### TASK GOAL
Print exactly what lies from the line with "Output the web" down to the line with "const regions = ['Région", counting both of those lines, but not the pictures.

### LISTING
————

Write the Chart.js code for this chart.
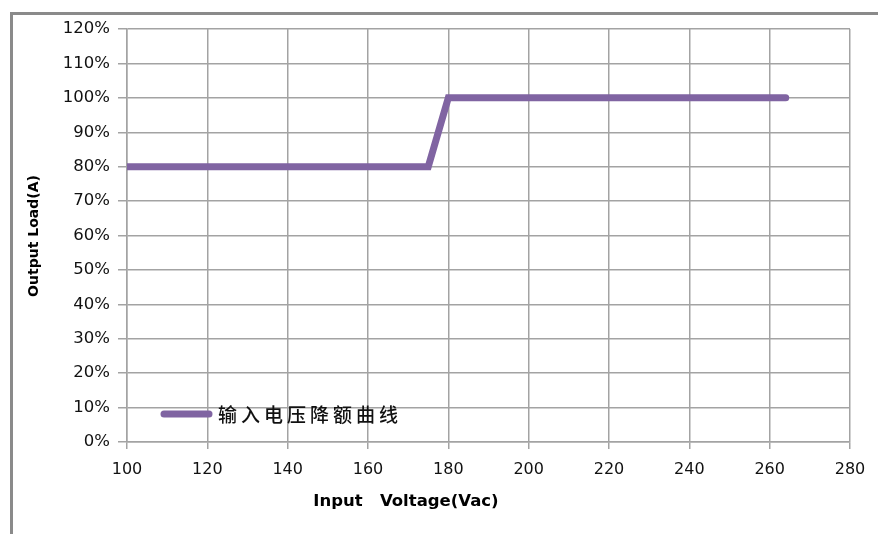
<!DOCTYPE html>
<html>
<head>
<meta charset="utf-8">
<script src="https://cdn.jsdelivr.net/npm/chart.js@4/dist/chart.umd.min.js"></script>
<style>
  html, body { margin: 0; padding: 0; background: #fff; }
  #wrap { position: relative; width: 878px; height: 534px; overflow: hidden; }
  #frame { position: absolute; left: 10px; top: 12px; width: 900px; height: 600px;
           border-left: 3px solid #8a8a8a; border-top: 3px solid #8a8a8a; }
  canvas { position: absolute; left: 0; top: 0; }
</style>
</head>
<body>
<div id="wrap">
  <div id="frame"></div>
  <canvas id="grafico" width="878" height="534"></canvas>
</div>
<script>
// dados
const tensoes = [100, 175, 180, 264];
const cargas = [80, 80, 100, 100];
const nomeSerie = '输入电压降额曲线';
const tituloX = 'Input   Voltage(Vac)';
const tituloY = 'Output Load(A)';

const COR_GRADE = '#a3a3a3';
const COR_LINHA = '#8064a2';

const decoracao = {
    id: 'decoracao',
    afterDraw(chart) {
        const { ctx, chartArea: area } = chart;
        ctx.save();

        // legenda dentro da area
        const ly = area.bottom - 28;
        ctx.strokeStyle = COR_LINHA;
        ctx.lineWidth = 7;
        ctx.lineCap = 'round';
        ctx.beginPath();
        ctx.moveTo(area.left + 37, ly);
        ctx.lineTo(area.left + 82, ly);
        ctx.stroke();
        ctx.fillStyle = '#111';
        ctx.font = '500 19px "Noto Sans CJK SC"';
        ctx.letterSpacing = '4px';
        ctx.textAlign = 'left';
        ctx.textBaseline = 'middle';
        ctx.fillText(nomeSerie, area.left + 91, ly + 1);
        ctx.letterSpacing = '0px';

        // titulos dos eixos
        ctx.fillStyle = '#000';
        ctx.textAlign = 'center';
        ctx.font = 'bold 16.5px "DejaVu Sans"';
        ctx.fillText(tituloX, 406, 502);

        ctx.font = 'bold 14px "DejaVu Sans"';
        ctx.translate(34, 236);
        ctx.rotate(-Math.PI / 2);
        ctx.fillText(tituloY, 0, 0);
        ctx.restore();
    }
};

const ctx = document.getElementById('grafico').getContext('2d');
new Chart(ctx, {
    type: 'line',
    data: {
        datasets: [{
            label: nomeSerie,
            data: tensoes.map((v, i) => ({ x: v, y: cargas[i] })),
            borderColor: COR_LINHA,
            backgroundColor: COR_LINHA,
            borderWidth: 7,
            borderCapStyle: 'round',
            borderJoinStyle: 'miter',
            pointRadius: 0,
            tension: 0
        }]
    },
    options: {
        responsive: false,
        animation: false,
        layout: { padding: { top: 29, right: 28, left: 0, bottom: 0 } },
        plugins: {
            legend: { display: false },
            tooltip: { enabled: false }
        },
        scales: {
            x: {
                type: 'linear',
                min: 100,
                max: 280,
                afterFit: s => { s.height = 92; },
                ticks: {
                    stepSize: 20,
                    color: '#111',
                    font: { family: 'DejaVu Sans', size: 16 },
                    padding: 11,
                    maxRotation: 0
                },
                grid: { color: COR_GRADE, lineWidth: 1.5, tickLength: 7 },
                border: { color: COR_GRADE, width: 1.5 }
            },
            y: {
                min: 0,
                max: 120,
                afterFit: s => { s.width = 127; },
                ticks: {
                    stepSize: 10,
                    color: '#111',
                    font: { family: 'DejaVu Sans', size: 16.5 },
                    padding: 8,
                    callback: v => v + '%'
                },
                grid: { color: COR_GRADE, lineWidth: 1.5, tickLength: 9 },
                border: { color: COR_GRADE, width: 1.5 }
            }
        }
    },
    plugins: [decoracao]
});
</script>
</body>
</html>
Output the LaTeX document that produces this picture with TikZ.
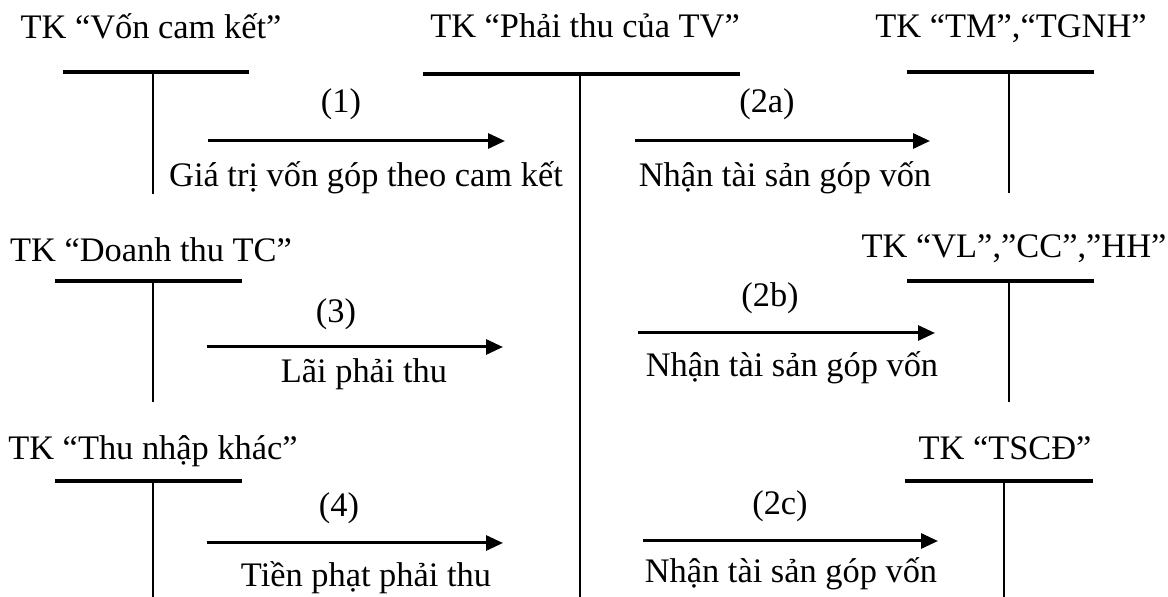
\documentclass[tikz,border=0pt]{standalone}
\usepackage{fontspec}
\setmainfont{Liberation Serif}
\usetikzlibrary{arrows.meta}
\tikzset{
  txt/.style={inner sep=0pt, anchor=base, font=\fontsize{17.2}{20}\selectfont},
  tbar/.style={line width=1.6pt},
  tstem/.style={line width=1pt},
  flow/.style={-{Triangle[length=8.5pt,width=7.5pt]}, line width=1.5pt}
}

\begin{document}
\begin{tikzpicture}[x=0.5pt,y=-0.5pt]
\useasboundingbox (0,0) rectangle (1168,597);

% account titles
\node[txt] (vck)  at (151,39)  {TK “Vốn cam kết”};
\node[txt] (ptv)  at (585,38)  {TK “Phải thu của TV”};
\node[txt] (tm)   at (1011,38) {TK “TM”,“TGNH”};
\node[txt] (dttc) at (151,262) {TK “Doanh thu TC”};
\node[txt] (vl)   at (1014,258) {TK “VL”,”CC”,”HH”};
\node[txt] (tnk)  at (153,460) {TK “Thu nhập khác”};
\node[txt] (tscd) at (1005,460) {TK “TSCĐ”};

% T accounts
\draw[tbar]  (63,72) -- (249,72);
\draw[tstem] (153,72) -- (153,194);
\draw[tbar]  (423,74) -- (740,74);
\draw[tstem] (580,74) -- (580,597);
\draw[tbar]  (907,72) -- (1094,72);
\draw[tstem] (1009,72) -- (1009,193);
\draw[tbar]  (55,281) -- (242,281);
\draw[tstem] (153,281) -- (153,402);
\draw[tbar]  (907,281) -- (1094,281);
\draw[tstem] (1009,281) -- (1009,402);
\draw[tbar]  (55,481) -- (242,481);
\draw[tstem] (153,481) -- (153,597);
\draw[tbar]  (905,481) -- (1093,481);
\draw[tstem] (1004,481) -- (1004,597);

% flows
\coordinate (f1a) at (208,141);  \coordinate (f1b) at (505,141);
\coordinate (f2a) at (635,141);  \coordinate (f2b) at (930,141);
\coordinate (f3a) at (207,347);  \coordinate (f3b) at (503,347);
\coordinate (f2ba) at (638,333); \coordinate (f2bb) at (935,333);
\coordinate (f4a) at (207,543);  \coordinate (f4b) at (503,543);
\coordinate (f2ca) at (643,541); \coordinate (f2cb) at (938,541);
\draw[flow] (f1a) -- (f1b);
\draw[flow] (f2a) -- (f2b);
\draw[flow] (f3a) -- (f3b);
\draw[flow] (f2ba) -- (f2bb);
\draw[flow] (f4a) -- (f4b);
\draw[flow] (f2ca) -- (f2cb);

\node[txt] (n1)  at (341,113) {(1)};
\node[txt] (d1)  at (366,187) {Giá trị vốn góp theo cam kết};
\node[txt] (n2a) at (767,113) {(2a)};
\node[txt] (d2a) at (785,187) {Nhận tài sản góp vốn};
\node[txt] (n3)  at (336,323) {(3)};
\node[txt] (d3)  at (364,383) {Lãi phải thu};
\node[txt] (n2b) at (770,307) {(2b)};
\node[txt] (d2b) at (792,377) {Nhận tài sản góp vốn};
\node[txt] (n4)  at (339,517) {(4)};
\node[txt] (d4)  at (366,587) {Tiền phạt phải thu};
\node[txt] (n2c) at (780,515) {(2c)};
\node[txt] (d2c) at (791,583) {Nhận tài sản góp vốn};
\end{tikzpicture}
\end{document}
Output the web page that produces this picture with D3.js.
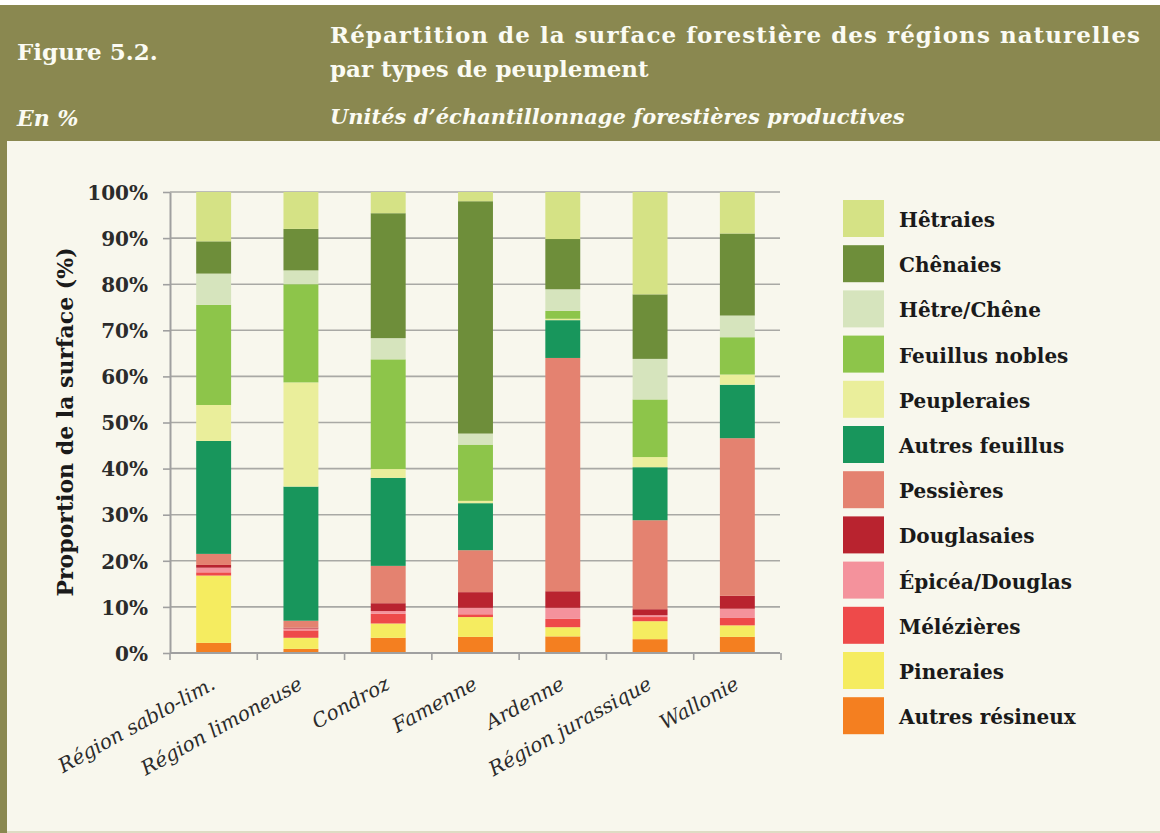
<!DOCTYPE html>
<html>
<head>
<meta charset="utf-8">
<script src="https://cdn.jsdelivr.net/npm/d3@7"></script>
<style>
  body { margin: 0; background: #fff; }
  svg { display: block; font-family: 'DejaVu Serif', serif; }
</style>
</head>
<body>
<svg id="chart" width="1160" height="833"></svg>
<script>
// regions on the x axis
const regions = ['Région sablo-lim.', 'Région limoneuse', 'Condroz', 'Famenne', 'Ardenne', 'Région jurassique', 'Wallonie'];

// one array per stand type, values in % per region (bottom of stack first)
const autresResineux = [2.2, 0.9, 3.3, 3.5, 3.6, 3.0, 3.5];
const pineraies      = [14.6, 2.4, 3.1, 4.3, 2.0, 3.9, 2.5];
const melezieres     = [0.7, 1.6, 2.1, 0.6, 1.8, 0.9, 1.6];
const epiceaDouglas  = [1.0, 0.4, 0.6, 1.4, 2.4, 0.4, 2.0];
const douglasaies    = [0.6, 0.2, 1.7, 3.4, 3.6, 1.3, 2.8];
const pessieres      = [2.4, 1.5, 8.1, 9.1, 50.6, 19.3, 34.2];
const autresFeuillus = [24.5, 29.1, 19.1, 10.2, 8.2, 11.5, 11.6];
const peupleraies    = [7.8, 22.6, 1.9, 0.5, 0.3, 2.2, 2.2];
const feuillusNobles = [21.7, 21.3, 23.8, 12.2, 1.7, 12.5, 8.1];
const hetreChene     = [6.8, 3.0, 4.6, 2.4, 4.7, 8.8, 4.7];
const chenaies       = [7.0, 9.0, 27.1, 50.4, 10.9, 14.0, 17.8];
const hetraies       = [10.7, 8.0, 4.6, 2.0, 10.2, 22.2, 9.0];

const seriesNames = ['Autres résineux', 'Pineraies', 'Mélézières', 'Épicéa/Douglas', 'Douglasaies', 'Pessières',
  'Autres feuillus', 'Peupleraies', 'Feuillus nobles', 'Hêtre/Chêne', 'Chênaies', 'Hêtraies'];
const seriesValues = [autresResineux, pineraies, melezieres, epiceaDouglas, douglasaies, pessieres,
  autresFeuillus, peupleraies, feuillusNobles, hetreChene, chenaies, hetraies];
const seriesColors = ['#f47f20', '#f5ec60', '#ee4a4a', '#f4929c', '#b9232f', '#e48270',
  '#18965c', '#eaee9b', '#8dc54a', '#d6e4bd', '#6e8e3a', '#d5e285'];

const yTicks = [0, 10, 20, 30, 40, 50, 60, 70, 80, 90, 100];

const svg = d3.select('#chart');
const W = 1160, H = 833;

// header band and framed chart area
svg.append('rect').attr('x', 0).attr('y', 5).attr('width', W).attr('height', 135).attr('fill', '#8a8850');
svg.append('rect').attr('x', 0).attr('y', 140).attr('width', W).attr('height', H - 140).attr('fill', '#8a8850');
svg.append('rect').attr('x', 7).attr('y', 141).attr('width', W - 7).attr('height', 690).attr('fill', '#f8f7ed');
svg.append('rect').attr('x', 7).attr('y', 831).attr('width', W - 7).attr('height', 2).attr('fill', '#dedcc4');

const head = svg.append('g').attr('fill', '#fbfbf3').attr('font-weight', 'bold');
head.append('text').attr('x', 17).attr('y', 60).attr('font-size', 23).text('Figure 5.2.');
head.append('text').attr('x', 17).attr('y', 126).attr('font-size', 22).attr('font-style', 'italic').text('En %');
head.append('text').attr('x', 330).attr('y', 43).attr('font-size', 23)
  .attr('textLength', 810).attr('lengthAdjust', 'spacing')
  .text('Répartition de la surface forestière des régions naturelles');
head.append('text').attr('x', 330).attr('y', 77).attr('font-size', 23).text('par types de peuplement');
head.append('text').attr('x', 330).attr('y', 124).attr('font-size', 21).attr('font-style', 'italic')
  .text('Unités d\u2019échantillonnage forestières productives');

// scales
const x = d3.scaleBand().domain(regions).range([170, 781]).paddingInner(0.6).paddingOuter(0.3);
const y = d3.scaleLinear().domain([0, 100]).range([653, 192]);

// gridlines
svg.append('g').selectAll('line').data(yTicks.slice(1)).join('line')
  .attr('x1', 170).attr('x2', 780)
  .attr('y1', (d) => y(d)).attr('y2', (d) => y(d))
  .attr('stroke', '#a9a9a5').attr('stroke-width', 1.6);

// stacked bars
const table = regions.map((r, i) => {
  const row = { region: r };
  seriesNames.forEach((s, j) => { row[s] = seriesValues[j][i]; });
  return row;
});
const stacked = d3.stack().keys(seriesNames)(table);

svg.append('g').selectAll('g').data(stacked).join('g')
  .attr('fill', (d, i) => seriesColors[i])
  .selectAll('rect').data((d) => d).join('rect')
  .attr('x', (d) => x(d.data.region))
  .attr('width', x.bandwidth())
  .attr('y', (d) => y(d[1]))
  .attr('height', (d) => y(d[0]) - y(d[1]));

// y axis
const yAxis = svg.append('g').attr('transform', 'translate(170,0)')
  .call(d3.axisLeft(y).tickValues(yTicks).tickFormat((d) => d + '%').tickSize(7).tickSizeOuter(0));
yAxis.select('.domain').attr('stroke', '#a0a0a0').attr('stroke-width', 2);
yAxis.selectAll('.tick line').attr('stroke', '#a0a0a0').attr('stroke-width', 1.6);
yAxis.selectAll('.tick text').attr('x', -22).attr('dy', '0.36em')
  .attr('font-family', 'DejaVu Serif').attr('font-size', 20).attr('font-weight', 'bold').attr('fill', '#2b2b2b');

// x axis with ticks at band boundaries
svg.append('line').attr('x1', 170).attr('x2', 780).attr('y1', 653).attr('y2', 653)
  .attr('stroke', '#a0a0a0').attr('stroke-width', 2);
const step = x.step();
svg.append('g').selectAll('line').data(d3.range(regions.length + 1)).join('line')
  .attr('x1', (i) => 170 + i * step).attr('x2', (i) => 170 + i * step)
  .attr('y1', 653).attr('y2', 660)
  .attr('stroke', '#a0a0a0').attr('stroke-width', 1.6);

svg.append('g').selectAll('text').data(regions).join('text')
  .attr('transform', (d) => `translate(${x(d) + x.bandwidth() / 2 + 3},${688}) rotate(-29)`)
  .attr('text-anchor', 'end')
  .attr('font-size', 20).attr('font-style', 'italic').attr('fill', '#2b2b2b')
  .text((d) => d);

// y axis title
svg.append('text')
  .attr('transform', 'translate(73,422) rotate(-90)')
  .attr('text-anchor', 'middle')
  .attr('font-size', 22).attr('font-weight', 'bold').attr('fill', '#1a1a1a')
  .text('Proportion de la surface (%)');

// legend, top entry first
const legendItems = seriesNames.map((n, i) => ({ name: n, color: seriesColors[i] })).reverse();
const legend = svg.append('g').selectAll('g').data(legendItems).join('g')
  .attr('transform', (d, i) => `translate(843,${200 + i * 45.2})`);
legend.append('rect').attr('width', 41).attr('height', 37).attr('fill', (d) => d.color);
legend.append('text').attr('x', 56).attr('y', 27)
  .attr('font-size', 20).attr('font-weight', 'bold').attr('fill', '#1a1a1a')
  .text((d) => d.name);
</script>
</body>
</html>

————

### ANSWER FOR THIS EXERCISE
Output the web page that produces this picture with D3.js.
<!DOCTYPE html>
<html>
<head>
<meta charset="utf-8">
<script src="https://cdn.jsdelivr.net/npm/d3@7"></script>
<style>
  body { margin: 0; background: #fff; }
  svg { display: block; font-family: 'DejaVu Serif', serif; }
</style>
</head>
<body>
<svg id="chart" width="1160" height="833"></svg>
<script>
// regions on the x axis
const regions = ['Région sablo-lim.', 'Région limoneuse', 'Condroz', 'Famenne', 'Ardenne', 'Région jurassique', 'Wallonie'];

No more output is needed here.